** SHORT TASK **
Take the lines from the beginning of the material through the line containing "import plotly.graph_objects as go" and retype them exactly, leaving the pictures out.

• • • •

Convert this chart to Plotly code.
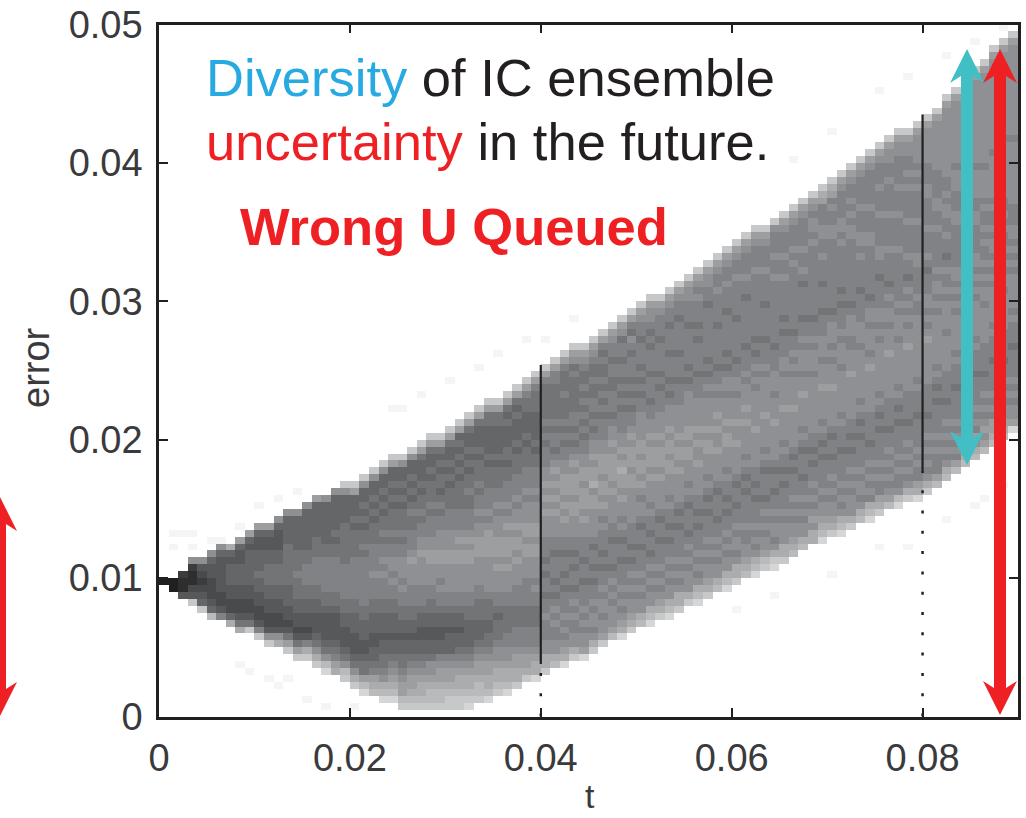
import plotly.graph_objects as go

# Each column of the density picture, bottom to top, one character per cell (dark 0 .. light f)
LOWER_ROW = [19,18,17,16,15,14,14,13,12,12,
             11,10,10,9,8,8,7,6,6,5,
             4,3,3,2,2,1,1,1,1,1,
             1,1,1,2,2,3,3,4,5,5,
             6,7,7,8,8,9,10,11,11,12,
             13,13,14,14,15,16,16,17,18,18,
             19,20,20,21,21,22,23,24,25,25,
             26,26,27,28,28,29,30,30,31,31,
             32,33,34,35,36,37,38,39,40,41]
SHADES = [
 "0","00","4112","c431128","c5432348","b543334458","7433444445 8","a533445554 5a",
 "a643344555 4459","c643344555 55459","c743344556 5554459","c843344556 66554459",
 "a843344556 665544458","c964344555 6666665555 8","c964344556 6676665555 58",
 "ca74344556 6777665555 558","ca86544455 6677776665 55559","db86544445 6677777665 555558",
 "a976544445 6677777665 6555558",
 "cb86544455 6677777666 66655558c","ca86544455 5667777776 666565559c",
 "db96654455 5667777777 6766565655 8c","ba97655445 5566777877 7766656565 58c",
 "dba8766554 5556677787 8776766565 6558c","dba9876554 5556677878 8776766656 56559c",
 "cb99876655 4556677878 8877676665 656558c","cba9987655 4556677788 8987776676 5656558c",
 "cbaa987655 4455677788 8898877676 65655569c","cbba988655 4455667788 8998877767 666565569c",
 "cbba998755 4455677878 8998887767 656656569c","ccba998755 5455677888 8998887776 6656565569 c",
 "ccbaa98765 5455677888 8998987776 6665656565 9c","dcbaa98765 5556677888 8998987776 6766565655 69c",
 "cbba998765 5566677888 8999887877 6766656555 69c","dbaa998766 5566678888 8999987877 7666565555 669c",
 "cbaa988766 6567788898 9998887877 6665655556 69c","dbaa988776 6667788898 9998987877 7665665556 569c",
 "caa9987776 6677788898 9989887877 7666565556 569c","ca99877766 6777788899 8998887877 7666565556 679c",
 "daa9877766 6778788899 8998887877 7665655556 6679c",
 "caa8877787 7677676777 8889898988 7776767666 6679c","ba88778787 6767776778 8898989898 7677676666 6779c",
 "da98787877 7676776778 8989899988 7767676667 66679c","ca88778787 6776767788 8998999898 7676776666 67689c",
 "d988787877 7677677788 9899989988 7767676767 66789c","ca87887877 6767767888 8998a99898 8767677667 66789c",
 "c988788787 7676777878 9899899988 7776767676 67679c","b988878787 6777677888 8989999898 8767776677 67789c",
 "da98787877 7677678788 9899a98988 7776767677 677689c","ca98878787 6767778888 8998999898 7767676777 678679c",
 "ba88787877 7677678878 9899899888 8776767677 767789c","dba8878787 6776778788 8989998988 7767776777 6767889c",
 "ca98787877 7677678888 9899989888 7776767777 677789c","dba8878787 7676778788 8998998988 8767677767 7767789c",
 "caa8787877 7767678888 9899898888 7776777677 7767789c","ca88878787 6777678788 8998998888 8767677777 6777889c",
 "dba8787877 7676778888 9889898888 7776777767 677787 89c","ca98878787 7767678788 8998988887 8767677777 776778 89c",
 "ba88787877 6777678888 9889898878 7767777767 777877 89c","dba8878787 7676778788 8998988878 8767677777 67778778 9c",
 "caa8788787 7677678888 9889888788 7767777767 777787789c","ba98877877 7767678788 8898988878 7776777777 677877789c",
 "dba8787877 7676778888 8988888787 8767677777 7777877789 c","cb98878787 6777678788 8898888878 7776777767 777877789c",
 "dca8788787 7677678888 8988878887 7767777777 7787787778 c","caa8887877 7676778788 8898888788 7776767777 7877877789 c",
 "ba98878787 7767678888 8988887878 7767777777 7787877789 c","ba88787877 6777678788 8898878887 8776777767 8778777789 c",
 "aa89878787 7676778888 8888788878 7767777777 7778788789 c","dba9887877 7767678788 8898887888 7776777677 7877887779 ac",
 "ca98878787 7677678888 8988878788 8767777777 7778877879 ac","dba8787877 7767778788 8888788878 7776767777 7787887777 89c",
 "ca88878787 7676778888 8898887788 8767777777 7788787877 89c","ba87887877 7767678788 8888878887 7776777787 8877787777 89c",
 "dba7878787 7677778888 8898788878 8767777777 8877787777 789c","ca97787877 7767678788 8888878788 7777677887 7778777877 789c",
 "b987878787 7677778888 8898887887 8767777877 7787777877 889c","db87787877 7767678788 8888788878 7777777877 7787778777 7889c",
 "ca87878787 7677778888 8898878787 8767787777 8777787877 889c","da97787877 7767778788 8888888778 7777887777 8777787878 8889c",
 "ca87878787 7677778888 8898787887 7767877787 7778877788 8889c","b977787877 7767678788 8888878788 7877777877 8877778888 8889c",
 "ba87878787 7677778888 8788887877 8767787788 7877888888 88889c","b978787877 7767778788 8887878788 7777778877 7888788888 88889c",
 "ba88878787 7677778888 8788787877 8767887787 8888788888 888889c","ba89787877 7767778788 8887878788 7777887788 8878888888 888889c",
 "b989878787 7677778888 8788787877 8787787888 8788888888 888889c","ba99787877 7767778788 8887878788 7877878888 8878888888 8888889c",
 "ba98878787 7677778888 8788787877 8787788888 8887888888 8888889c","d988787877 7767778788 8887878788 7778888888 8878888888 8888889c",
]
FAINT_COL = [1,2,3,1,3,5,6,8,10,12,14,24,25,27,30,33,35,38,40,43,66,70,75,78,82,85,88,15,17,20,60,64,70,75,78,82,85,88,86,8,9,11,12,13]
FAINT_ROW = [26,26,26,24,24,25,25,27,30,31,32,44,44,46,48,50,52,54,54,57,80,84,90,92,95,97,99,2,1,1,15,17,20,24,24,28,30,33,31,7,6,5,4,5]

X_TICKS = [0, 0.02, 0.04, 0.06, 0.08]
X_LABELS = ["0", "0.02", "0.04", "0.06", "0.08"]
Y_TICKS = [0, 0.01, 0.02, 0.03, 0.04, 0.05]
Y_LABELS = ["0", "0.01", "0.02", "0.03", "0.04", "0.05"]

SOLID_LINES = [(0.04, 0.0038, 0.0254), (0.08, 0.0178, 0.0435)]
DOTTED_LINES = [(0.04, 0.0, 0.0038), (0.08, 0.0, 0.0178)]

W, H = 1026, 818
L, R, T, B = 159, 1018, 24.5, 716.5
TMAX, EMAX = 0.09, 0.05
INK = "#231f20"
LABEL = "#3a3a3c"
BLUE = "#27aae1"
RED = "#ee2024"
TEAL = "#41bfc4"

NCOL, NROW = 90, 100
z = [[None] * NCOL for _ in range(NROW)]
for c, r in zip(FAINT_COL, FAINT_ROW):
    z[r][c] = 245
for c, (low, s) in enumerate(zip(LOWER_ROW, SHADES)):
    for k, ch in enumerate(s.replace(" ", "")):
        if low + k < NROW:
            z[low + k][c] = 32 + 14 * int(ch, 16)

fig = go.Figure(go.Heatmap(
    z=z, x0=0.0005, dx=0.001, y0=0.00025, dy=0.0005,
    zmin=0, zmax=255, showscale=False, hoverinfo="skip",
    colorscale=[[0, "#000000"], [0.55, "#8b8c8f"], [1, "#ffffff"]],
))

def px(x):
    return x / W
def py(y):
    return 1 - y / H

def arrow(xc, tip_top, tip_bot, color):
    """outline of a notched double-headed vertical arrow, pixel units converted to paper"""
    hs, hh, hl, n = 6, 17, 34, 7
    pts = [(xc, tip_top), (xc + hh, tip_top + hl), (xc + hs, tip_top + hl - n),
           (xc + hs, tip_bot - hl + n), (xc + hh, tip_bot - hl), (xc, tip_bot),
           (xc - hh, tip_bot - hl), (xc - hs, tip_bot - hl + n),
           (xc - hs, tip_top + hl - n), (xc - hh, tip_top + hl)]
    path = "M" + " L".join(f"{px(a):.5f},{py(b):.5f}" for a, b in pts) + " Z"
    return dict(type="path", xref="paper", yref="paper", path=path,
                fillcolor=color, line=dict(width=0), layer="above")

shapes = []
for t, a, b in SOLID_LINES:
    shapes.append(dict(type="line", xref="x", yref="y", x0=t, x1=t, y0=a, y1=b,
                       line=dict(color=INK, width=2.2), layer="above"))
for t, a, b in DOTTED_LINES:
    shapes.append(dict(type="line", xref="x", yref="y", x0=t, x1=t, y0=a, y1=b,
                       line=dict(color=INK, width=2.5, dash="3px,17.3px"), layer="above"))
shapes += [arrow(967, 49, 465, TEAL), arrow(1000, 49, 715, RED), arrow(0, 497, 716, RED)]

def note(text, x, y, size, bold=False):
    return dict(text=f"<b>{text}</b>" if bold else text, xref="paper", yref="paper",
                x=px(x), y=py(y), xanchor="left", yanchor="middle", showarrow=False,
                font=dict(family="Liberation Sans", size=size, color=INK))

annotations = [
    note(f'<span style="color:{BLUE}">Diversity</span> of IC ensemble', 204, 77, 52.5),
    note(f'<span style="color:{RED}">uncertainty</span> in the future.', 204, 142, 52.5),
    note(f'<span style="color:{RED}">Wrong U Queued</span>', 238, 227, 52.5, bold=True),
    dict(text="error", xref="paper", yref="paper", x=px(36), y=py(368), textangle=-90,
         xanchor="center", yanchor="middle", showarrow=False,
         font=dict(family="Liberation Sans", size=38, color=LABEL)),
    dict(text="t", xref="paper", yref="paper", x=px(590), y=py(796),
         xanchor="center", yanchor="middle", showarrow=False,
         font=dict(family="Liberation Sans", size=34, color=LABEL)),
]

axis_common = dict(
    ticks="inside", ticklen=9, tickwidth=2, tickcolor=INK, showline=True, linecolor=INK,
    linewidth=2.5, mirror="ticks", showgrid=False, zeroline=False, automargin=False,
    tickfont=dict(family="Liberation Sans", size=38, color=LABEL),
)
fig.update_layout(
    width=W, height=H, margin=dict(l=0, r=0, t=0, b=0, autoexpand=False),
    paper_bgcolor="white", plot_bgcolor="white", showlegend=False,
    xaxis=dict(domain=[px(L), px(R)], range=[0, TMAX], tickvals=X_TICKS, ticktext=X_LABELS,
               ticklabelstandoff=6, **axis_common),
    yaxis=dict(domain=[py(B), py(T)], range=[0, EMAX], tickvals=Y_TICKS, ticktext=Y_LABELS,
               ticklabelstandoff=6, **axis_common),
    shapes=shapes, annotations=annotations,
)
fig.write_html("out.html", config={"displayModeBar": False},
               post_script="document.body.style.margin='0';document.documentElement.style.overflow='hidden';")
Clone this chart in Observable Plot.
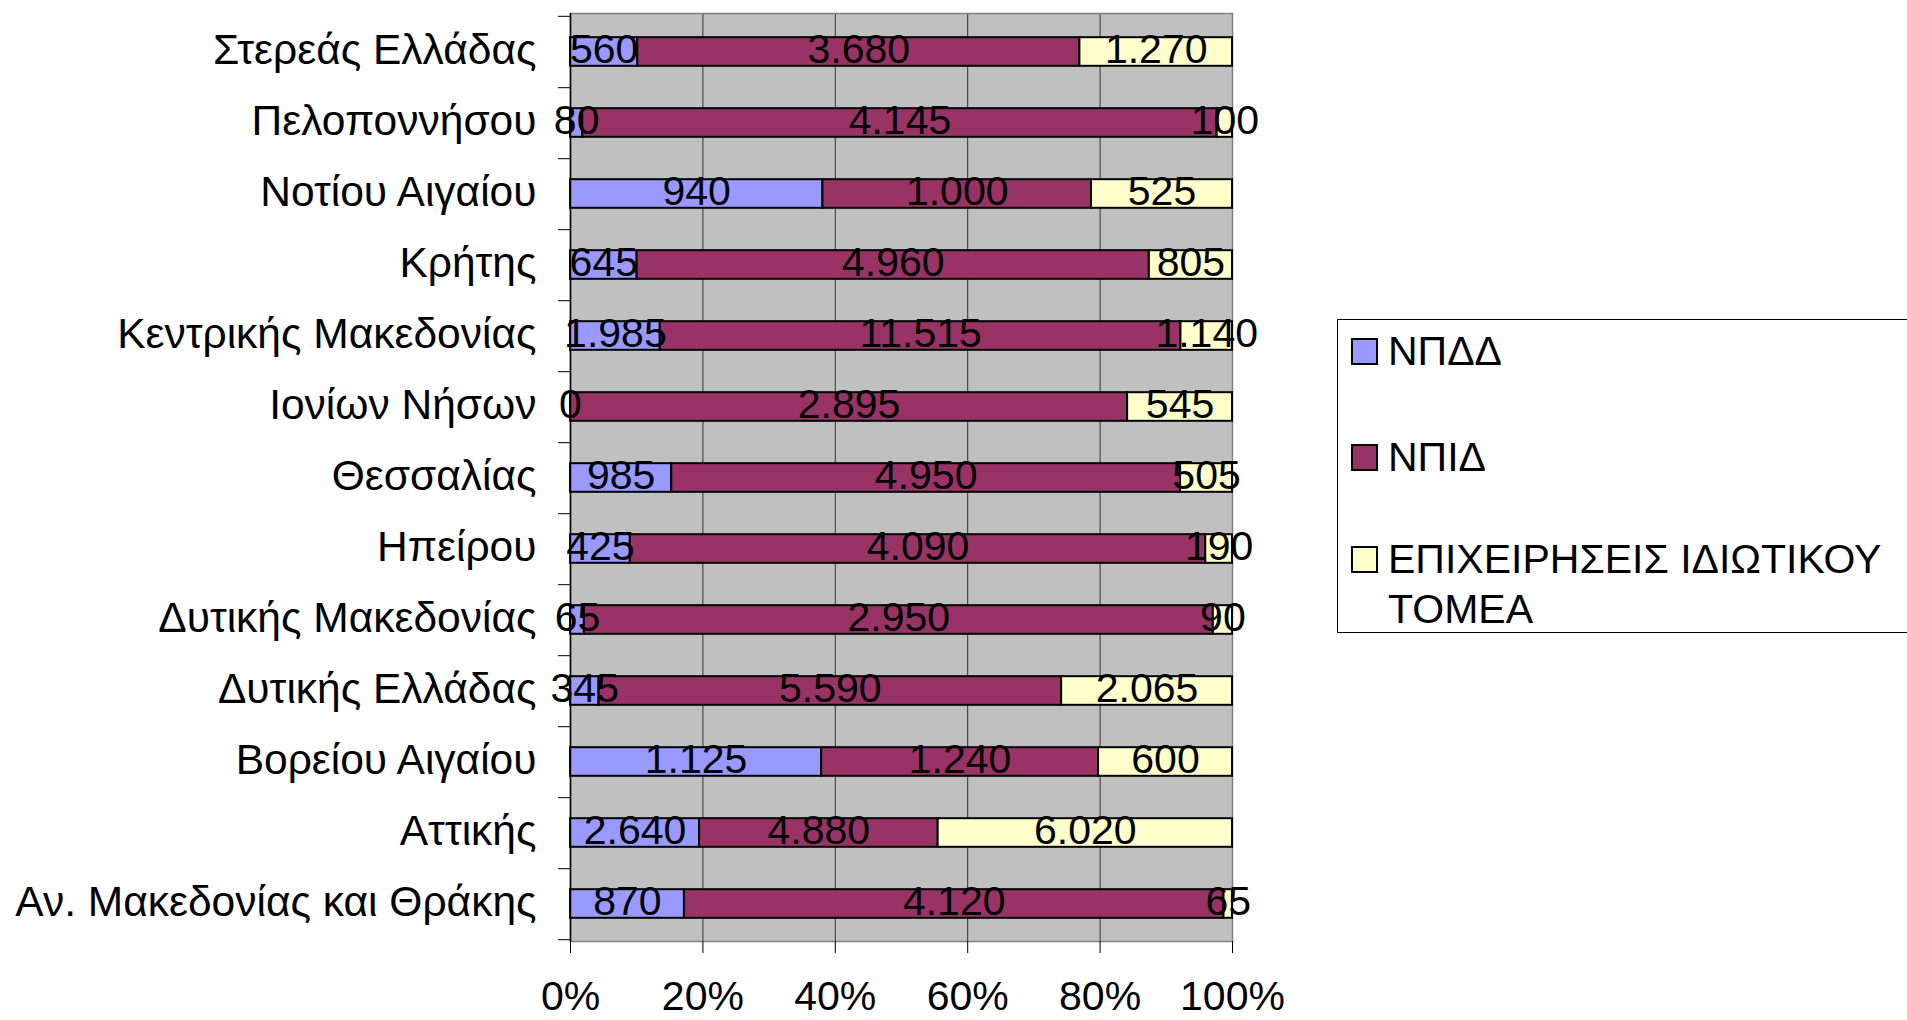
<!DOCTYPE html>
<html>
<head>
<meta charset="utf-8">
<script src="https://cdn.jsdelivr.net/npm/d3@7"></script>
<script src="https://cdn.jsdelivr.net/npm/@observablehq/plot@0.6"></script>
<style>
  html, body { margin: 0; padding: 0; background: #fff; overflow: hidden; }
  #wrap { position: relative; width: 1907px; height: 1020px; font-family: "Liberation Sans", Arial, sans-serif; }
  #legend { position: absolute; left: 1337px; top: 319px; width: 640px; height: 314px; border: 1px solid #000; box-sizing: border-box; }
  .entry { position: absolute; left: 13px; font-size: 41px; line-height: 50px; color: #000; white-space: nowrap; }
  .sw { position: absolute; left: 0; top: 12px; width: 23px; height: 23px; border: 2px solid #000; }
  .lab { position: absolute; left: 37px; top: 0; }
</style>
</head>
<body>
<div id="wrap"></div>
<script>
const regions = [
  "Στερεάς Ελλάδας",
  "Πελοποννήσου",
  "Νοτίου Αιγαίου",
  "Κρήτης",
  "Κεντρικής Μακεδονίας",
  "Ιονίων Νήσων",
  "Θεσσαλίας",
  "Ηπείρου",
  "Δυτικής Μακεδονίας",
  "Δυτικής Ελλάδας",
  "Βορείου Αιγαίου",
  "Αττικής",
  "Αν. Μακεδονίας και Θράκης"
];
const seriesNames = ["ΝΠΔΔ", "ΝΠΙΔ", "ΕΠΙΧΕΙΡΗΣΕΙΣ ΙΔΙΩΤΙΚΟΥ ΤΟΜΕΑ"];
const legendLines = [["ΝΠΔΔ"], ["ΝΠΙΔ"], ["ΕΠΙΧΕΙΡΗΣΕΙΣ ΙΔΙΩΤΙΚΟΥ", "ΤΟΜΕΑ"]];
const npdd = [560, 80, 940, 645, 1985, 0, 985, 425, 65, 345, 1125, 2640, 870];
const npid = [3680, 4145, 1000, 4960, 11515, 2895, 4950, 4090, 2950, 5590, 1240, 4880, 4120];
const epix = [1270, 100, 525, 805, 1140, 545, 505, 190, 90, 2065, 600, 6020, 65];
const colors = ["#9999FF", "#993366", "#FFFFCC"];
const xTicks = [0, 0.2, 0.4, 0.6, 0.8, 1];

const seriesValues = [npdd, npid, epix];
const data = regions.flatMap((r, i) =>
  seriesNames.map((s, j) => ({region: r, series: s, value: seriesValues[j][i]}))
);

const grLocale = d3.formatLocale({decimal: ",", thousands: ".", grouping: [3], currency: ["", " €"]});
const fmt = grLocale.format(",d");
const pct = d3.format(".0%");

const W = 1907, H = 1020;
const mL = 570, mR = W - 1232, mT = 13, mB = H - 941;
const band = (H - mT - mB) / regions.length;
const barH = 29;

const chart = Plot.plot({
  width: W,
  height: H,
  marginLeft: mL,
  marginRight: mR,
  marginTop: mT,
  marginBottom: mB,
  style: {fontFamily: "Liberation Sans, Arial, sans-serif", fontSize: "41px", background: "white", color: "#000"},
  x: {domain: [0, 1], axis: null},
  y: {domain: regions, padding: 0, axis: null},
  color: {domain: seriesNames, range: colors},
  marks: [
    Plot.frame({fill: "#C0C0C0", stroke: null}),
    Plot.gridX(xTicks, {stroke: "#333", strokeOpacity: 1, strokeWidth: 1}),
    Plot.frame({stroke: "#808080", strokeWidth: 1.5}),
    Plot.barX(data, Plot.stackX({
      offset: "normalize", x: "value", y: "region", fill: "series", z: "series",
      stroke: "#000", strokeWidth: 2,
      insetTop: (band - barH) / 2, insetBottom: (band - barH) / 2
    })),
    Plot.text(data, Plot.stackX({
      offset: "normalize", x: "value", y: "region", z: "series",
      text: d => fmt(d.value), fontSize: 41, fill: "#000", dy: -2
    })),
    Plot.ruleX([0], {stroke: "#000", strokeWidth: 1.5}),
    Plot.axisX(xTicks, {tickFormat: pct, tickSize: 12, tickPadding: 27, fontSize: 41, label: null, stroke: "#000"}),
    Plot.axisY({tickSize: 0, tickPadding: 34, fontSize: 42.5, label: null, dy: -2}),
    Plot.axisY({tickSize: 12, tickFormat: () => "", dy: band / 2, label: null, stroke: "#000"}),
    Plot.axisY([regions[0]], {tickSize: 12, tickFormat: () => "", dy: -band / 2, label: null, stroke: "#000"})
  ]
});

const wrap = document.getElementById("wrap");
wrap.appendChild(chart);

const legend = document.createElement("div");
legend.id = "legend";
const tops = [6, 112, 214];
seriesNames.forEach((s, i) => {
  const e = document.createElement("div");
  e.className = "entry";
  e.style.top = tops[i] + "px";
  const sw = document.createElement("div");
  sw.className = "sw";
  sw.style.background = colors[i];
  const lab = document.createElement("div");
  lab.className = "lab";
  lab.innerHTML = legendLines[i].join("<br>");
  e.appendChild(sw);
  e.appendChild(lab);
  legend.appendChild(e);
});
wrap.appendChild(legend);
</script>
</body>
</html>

• • • •

** RESULT OF THE TASK **
Convert this chart to Plotly code.
import plotly.graph_objects as go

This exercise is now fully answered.